Restate the listing below word for word, omitting any images.

-=-=-=-=-

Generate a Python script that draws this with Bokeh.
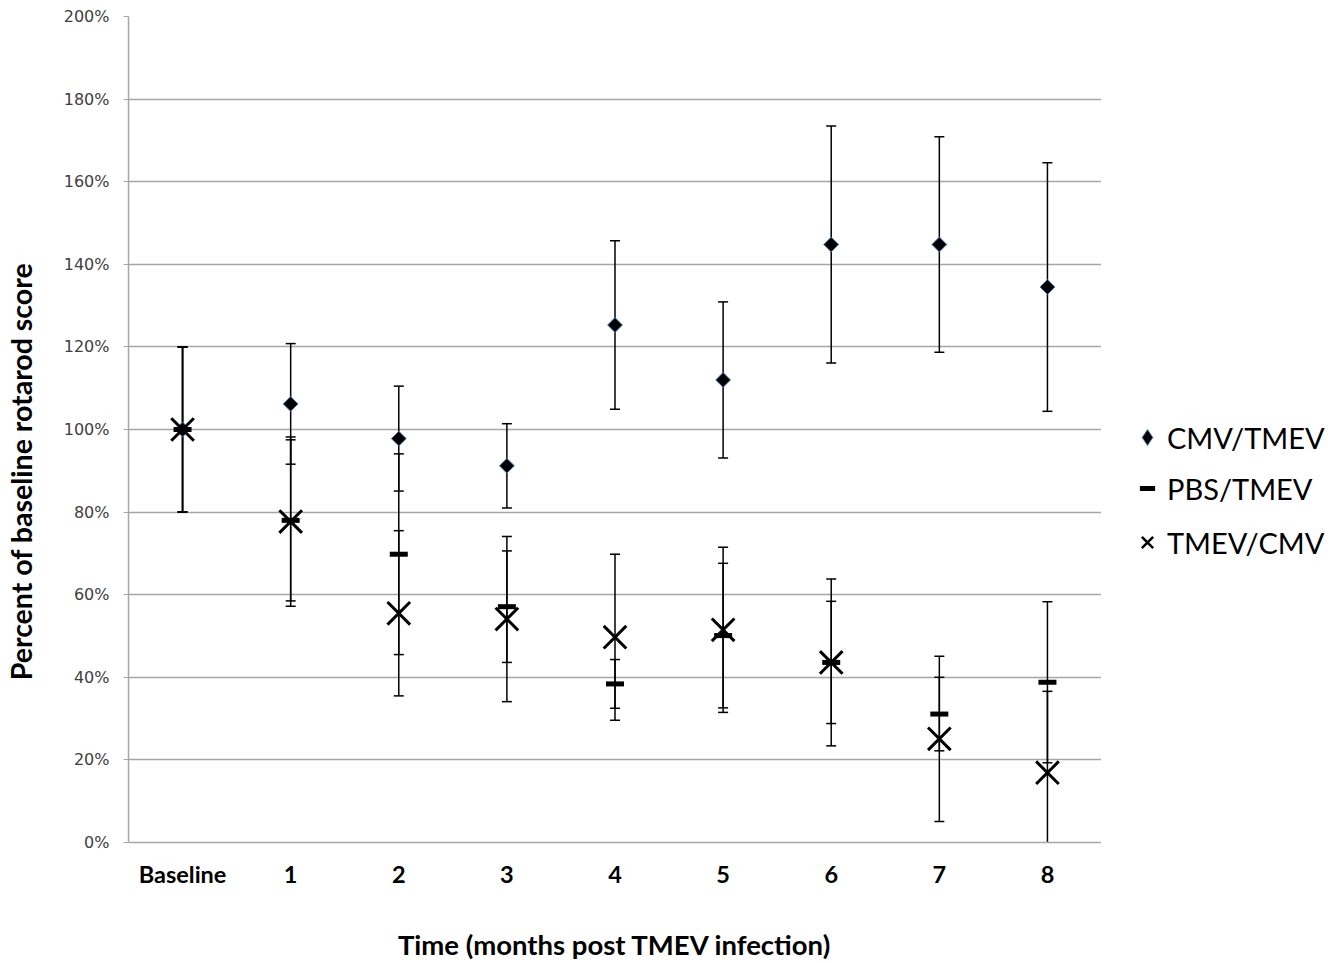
import math
from bokeh.plotting import figure
from bokeh.layouts import row
from bokeh.models import (FactorRange, Range1d, FixedTicker, PrintfTickFormatter,
                          ColumnDataSource, Legend, LegendItem, Label)
from bokeh.embed import file_html
from bokeh.resources import INLINE

categories = ["Baseline", "1", "2", "3", "4", "5", "6", "7", "8"]
cmv_tmev = [100, 106.2, 97.8, 91.2, 125.3, 112.0, 144.8, 144.8, 134.5]
cmv_tmev_err = [20, 14.6, 12.7, 10.2, 20.4, 18.9, 28.7, 26.1, 30.1]
pbs_tmev = [100, 78.0, 69.8, 57.1, 38.4, 50.1, 43.6, 31.1, 38.8]
pbs_tmev_err = [20, 19.5, 24.3, 13.5, 5.9, 17.5, 14.8, 8.9, 19.5]
tmev_cmv = [100, 77.7, 55.5, 54.1, 49.7, 51.5, 43.6, 25.1, 16.9]
tmev_cmv_err = [20, 20.5, 20.0, 20.0, 20.1, 20.0, 20.2, 20.0, 19.7]
series_names = ["CMV/TMEV", "PBS/TMEV", "TMEV/CMV"]
y_ticks = [0, 20, 40, 60, 80, 100, 120, 140, 160, 180, 200]
y_title = "Percent  of  baseline rotarod score"
x_title = "Time (months post TMEV infection)"

TOP, BOTTOM = 16, 120

# ---------- left strip holding the y title ----------
tf = figure(width=45, height=963, x_range=Range1d(0, 45), y_range=Range1d(0, 200),
            output_backend="svg", toolbar_location=None,
            x_axis_location=None, y_axis_location=None,
            min_border_left=0, min_border_right=0, min_border_top=TOP, min_border_bottom=BOTTOM)
tf.outline_line_color = None
tf.xgrid.visible = False
tf.ygrid.visible = False
tf.add_layout(Label(x=20, y=91.5, text=y_title, angle=math.pi / 2,
                    text_align="center", text_baseline="middle",
                    text_font="Lato", text_font_style="bold", text_font_size="28.5px",
                    text_color="black"))

# ---------- main chart ----------
p = figure(width=1056, height=963, x_range=FactorRange(*categories, range_padding=0),
           y_range=Range1d(0, 200), output_backend="svg", toolbar_location=None,
           min_border_left=83, min_border_right=0, min_border_top=TOP, min_border_bottom=BOTTOM)
p.outline_line_color = None
p.background_fill_color = "white"
p.border_fill_color = "white"

p.xgrid.grid_line_color = None
p.ygrid.grid_line_color = "#a6a6a6"
p.ygrid.grid_line_width = 1.5
p.yaxis.ticker = FixedTicker(ticks=y_ticks)
p.yaxis.formatter = PrintfTickFormatter(format="%d%%")
p.yaxis.axis_line_color = "#a6a6a6"
p.yaxis.axis_line_width = 1.5
p.yaxis.major_tick_line_color = "#a6a6a6"
p.yaxis.major_tick_out = 5
p.yaxis.major_tick_in = 0
p.yaxis.minor_tick_line_color = None
p.yaxis.major_label_text_font = "DejaVu Sans"
p.yaxis.major_label_text_font_size = "16px"
p.yaxis.major_label_text_color = "#404040"
p.yaxis.major_label_standoff = 14

p.xaxis.axis_line_color = "#a6a6a6"
p.xaxis.axis_line_width = 1.5
p.xaxis.major_tick_line_color = None
p.xaxis.minor_tick_line_color = None
p.xaxis.major_label_text_font = "Lato"
p.xaxis.major_label_text_font_style = "bold"
p.xaxis.major_label_text_font_size = "23.5px"
p.xaxis.major_label_text_color = "black"
p.xaxis.major_label_standoff = 11
p.xaxis.axis_label = x_title
p.xaxis.axis_label_text_font = "Lato"
p.xaxis.axis_label_text_font_style = "bold"
p.xaxis.axis_label_text_font_size = "27.5px"
p.xaxis.axis_label_text_color = "black"
p.xaxis.axis_label_standoff = 37

src = ColumnDataSource(dict(
    x=categories,
    cmv=cmv_tmev, cmv_lo=[v - e for v, e in zip(cmv_tmev, cmv_tmev_err)],
    cmv_hi=[v + e for v, e in zip(cmv_tmev, cmv_tmev_err)],
    pbs=pbs_tmev, pbs_lo=[v - e for v, e in zip(pbs_tmev, pbs_tmev_err)],
    pbs_hi=[v + e for v, e in zip(pbs_tmev, pbs_tmev_err)],
    tc=tmev_cmv, tc_lo=[v - e for v, e in zip(tmev_cmv, tmev_cmv_err)],
    tc_hi=[v + e for v, e in zip(tmev_cmv, tmev_cmv_err)],
))

for key in ["cmv", "pbs", "tc"]:
    p.segment(x0="x", y0=key + "_lo", x1="x", y1=key + "_hi", source=src,
              line_color="black", line_width=1.5)
    p.scatter(x="x", y=key + "_lo", source=src, marker="dash", size=10,
              line_color="black", line_width=1.5)
    p.scatter(x="x", y=key + "_hi", source=src, marker="dash", size=10,
              line_color="black", line_width=1.5)

p.scatter(x="x", y="cmv", source=src, marker="square", size=10.5, angle=math.pi / 4,
          fill_color="black", line_color="#4a7ebb", line_width=1)
p.scatter(x="x", y="pbs", source=src, marker="dash", size=18,
          line_color="black", line_width=5, line_cap="butt")
p.scatter(x="x", y="tc", source=src, marker="x", size=32,
          line_color="black", line_width=3)

# ---------- legend strip on the right ----------
lf = figure(width=236, height=963, x_range=Range1d(0, 1), y_range=Range1d(0, 1),
            output_backend="svg", toolbar_location=None,
            x_axis_location=None, y_axis_location=None,
            min_border_left=0, min_border_right=0, min_border_top=TOP, min_border_bottom=BOTTOM)
lf.outline_line_color = None
lf.xgrid.visible = False
lf.ygrid.visible = False
lf.border_fill_color = "white"

key_src = ColumnDataSource(dict(x=[float("nan")], y=[float("nan")]))
l_cmv = lf.scatter(x="x", y="y", source=key_src, marker="diamond", size=16,
                   fill_color="black", line_color="#4a7ebb", line_width=1)
l_pbs = lf.scatter(x="x", y="y", source=key_src, marker="dash", size=15,
                   line_color="black", line_width=5, line_cap="butt")
l_tc = lf.scatter(x="x", y="y", source=key_src, marker="x", size=16,
                  line_color="black", line_width=2.5)

leg_specs = [  # renderer, glyph box, location, standoff
    (l_cmv, 40, (26, 385), 0),
    (l_pbs, 38, (27, 335), 1),
    (l_tc, 40, (26, 280), 0),
]
for (rend, g, loc, so), name in zip(leg_specs, series_names):
    lg = Legend(items=[LegendItem(label=name, renderers=[rend], index=0)], location=loc,
                label_text_font="Lato", label_text_font_size="29px",
                label_text_color="black", glyph_width=g, glyph_height=g,
                label_height=30, padding=0, margin=0, label_standoff=so,
                border_line_color=None, background_fill_alpha=0)
    lf.add_layout(lg, "center")

open("out.html", "w").write(file_html(row(tf, p, lf), INLINE))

-=-=-=-=-

▸ Expected output
Generate a Python script that draws this with Bokeh.
import math
from bokeh.plotting import figure
from bokeh.layouts import row
from bokeh.models import (FactorRange, Range1d, FixedTicker, PrintfTickFormatter,
                          ColumnDataSource, Legend, LegendItem, Label)
from bokeh.embed import file_html
from bokeh.resources import INLINE

categories = ["Baseline", "1", "2", "3", "4", "5", "6", "7", "8"]
cmv_tmev = [100, 106.2, 97.8, 91.2, 125.3, 112.0, 144.8, 144.8, 134.5]
cmv_tmev_err = [20, 14.6, 12.7, 10.2, 20.4, 18.9, 28.7, 26.1, 30.1]
pbs_tmev = [100, 78.0, 69.8, 57.1, 38.4, 50.1, 43.6, 31.1, 38.8]
pbs_tmev_err = [20, 19.5, 24.3, 13.5, 5.9, 17.5, 14.8, 8.9, 19.5]
tmev_cmv = [100, 77.7, 55.5, 54.1, 49.7, 51.5, 43.6, 25.1, 16.9]
tmev_cmv_err = [20, 20.5, 20.0, 20.0, 20.1, 20.0, 20.2, 20.0, 19.7]
series_names = ["CMV/TMEV", "PBS/TMEV", "TMEV/CMV"]
y_ticks = [0, 20, 40, 60, 80, 100, 120, 140, 160, 180, 200]
y_title = "Percent  of  baseline rotarod score"
x_title = "Time (months post TMEV infection)"

TOP, BOTTOM = 16, 120

# ---------- left strip holding the y title ----------
tf = figure(width=45, height=963, x_range=Range1d(0, 45), y_range=Range1d(0, 200),
            output_backend="svg", toolbar_location=None,
            x_axis_location=None, y_axis_location=None,
            min_border_left=0, min_border_right=0, min_border_top=TOP, min_border_bottom=BOTTOM)
tf.outline_line_color = None
tf.xgrid.visible = False
tf.ygrid.visible = False
tf.add_layout(Label(x=20, y=91.5, text=y_title, angle=math.pi / 2,
                    text_align="center", text_baseline="middle",
                    text_font="Lato", text_font_style="bold", text_font_size="28.5px",
                    text_color="black"))

# ---------- main chart ----------
p = figure(width=1056, height=963, x_range=FactorRange(*categories, range_padding=0),
           y_range=Range1d(0, 200), output_backend="svg", toolbar_location=None,
           min_border_left=83, min_border_right=0, min_border_top=TOP, min_border_bottom=BOTTOM)
p.outline_line_color = None
p.background_fill_color = "white"
p.border_fill_color = "white"

p.xgrid.grid_line_color = None
p.ygrid.grid_line_color = "#a6a6a6"
p.ygrid.grid_line_width = 1.5
p.yaxis.ticker = FixedTicker(ticks=y_ticks)
p.yaxis.formatter = PrintfTickFormatter(format="%d%%")
p.yaxis.axis_line_color = "#a6a6a6"
p.yaxis.axis_line_width = 1.5
p.yaxis.major_tick_line_color = "#a6a6a6"
p.yaxis.major_tick_out = 5
p.yaxis.major_tick_in = 0
p.yaxis.minor_tick_line_color = None
p.yaxis.major_label_text_font = "DejaVu Sans"
p.yaxis.major_label_text_font_size = "16px"
p.yaxis.major_label_text_color = "#404040"
p.yaxis.major_label_standoff = 14

p.xaxis.axis_line_color = "#a6a6a6"
p.xaxis.axis_line_width = 1.5
p.xaxis.major_tick_line_color = None
p.xaxis.minor_tick_line_color = None
p.xaxis.major_label_text_font = "Lato"
p.xaxis.major_label_text_font_style = "bold"
p.xaxis.major_label_text_font_size = "23.5px"
p.xaxis.major_label_text_color = "black"
p.xaxis.major_label_standoff = 11
p.xaxis.axis_label = x_title
p.xaxis.axis_label_text_font = "Lato"
p.xaxis.axis_label_text_font_style = "bold"
p.xaxis.axis_label_text_font_size = "27.5px"
p.xaxis.axis_label_text_color = "black"
p.xaxis.axis_label_standoff = 37

src = ColumnDataSource(dict(
    x=categories,
    cmv=cmv_tmev, cmv_lo=[v - e for v, e in zip(cmv_tmev, cmv_tmev_err)],
    cmv_hi=[v + e for v, e in zip(cmv_tmev, cmv_tmev_err)],
    pbs=pbs_tmev, pbs_lo=[v - e for v, e in zip(pbs_tmev, pbs_tmev_err)],
    pbs_hi=[v + e for v, e in zip(pbs_tmev, pbs_tmev_err)],
    tc=tmev_cmv, tc_lo=[v - e for v, e in zip(tmev_cmv, tmev_cmv_err)],
    tc_hi=[v + e for v, e in zip(tmev_cmv, tmev_cmv_err)],
))

for key in ["cmv", "pbs", "tc"]:
    p.segment(x0="x", y0=key + "_lo", x1="x", y1=key + "_hi", source=src,
              line_color="black", line_width=1.5)
    p.scatter(x="x", y=key + "_lo", source=src, marker="dash", size=10,
              line_color="black", line_width=1.5)
    p.scatter(x="x", y=key + "_hi", source=src, marker="dash", size=10,
              line_color="black", line_width=1.5)

p.scatter(x="x", y="cmv", source=src, marker="square", size=10.5, angle=math.pi / 4,
          fill_color="black", line_color="#4a7ebb", line_width=1)
p.scatter(x="x", y="pbs", source=src, marker="dash", size=18,
          line_color="black", line_width=5, line_cap="butt")
p.scatter(x="x", y="tc", source=src, marker="x", size=32,
          line_color="black", line_width=3)

# ---------- legend strip on the right ----------
lf = figure(width=236, height=963, x_range=Range1d(0, 1), y_range=Range1d(0, 1),
            output_backend="svg", toolbar_location=None,
            x_axis_location=None, y_axis_location=None,
            min_border_left=0, min_border_right=0, min_border_top=TOP, min_border_bottom=BOTTOM)
lf.outline_line_color = None
lf.xgrid.visible = False
lf.ygrid.visible = False
lf.border_fill_color = "white"

key_src = ColumnDataSource(dict(x=[float("nan")], y=[float("nan")]))
l_cmv = lf.scatter(x="x", y="y", source=key_src, marker="diamond", size=16,
                   fill_color="black", line_color="#4a7ebb", line_width=1)
l_pbs = lf.scatter(x="x", y="y", source=key_src, marker="dash", size=15,
                   line_color="black", line_width=5, line_cap="butt")
l_tc = lf.scatter(x="x", y="y", source=key_src, marker="x", size=16,
                  line_color="black", line_width=2.5)

leg_specs = [  # renderer, glyph box, location, standoff
    (l_cmv, 40, (26, 385), 0),
    (l_pbs, 38, (27, 335), 1),
    (l_tc, 40, (26, 280), 0),
]
for (rend, g, loc, so), name in zip(leg_specs, series_names):
    lg = Legend(items=[LegendItem(label=name, renderers=[rend], index=0)], location=loc,
                label_text_font="Lato", label_text_font_size="29px",
                label_text_color="black", glyph_width=g, glyph_height=g,
                label_height=30, padding=0, margin=0, label_standoff=so,
                border_line_color=None, background_fill_alpha=0)
    lf.add_layout(lg, "center")

open("out.html", "w").write(file_html(row(tf, p, lf), INLINE))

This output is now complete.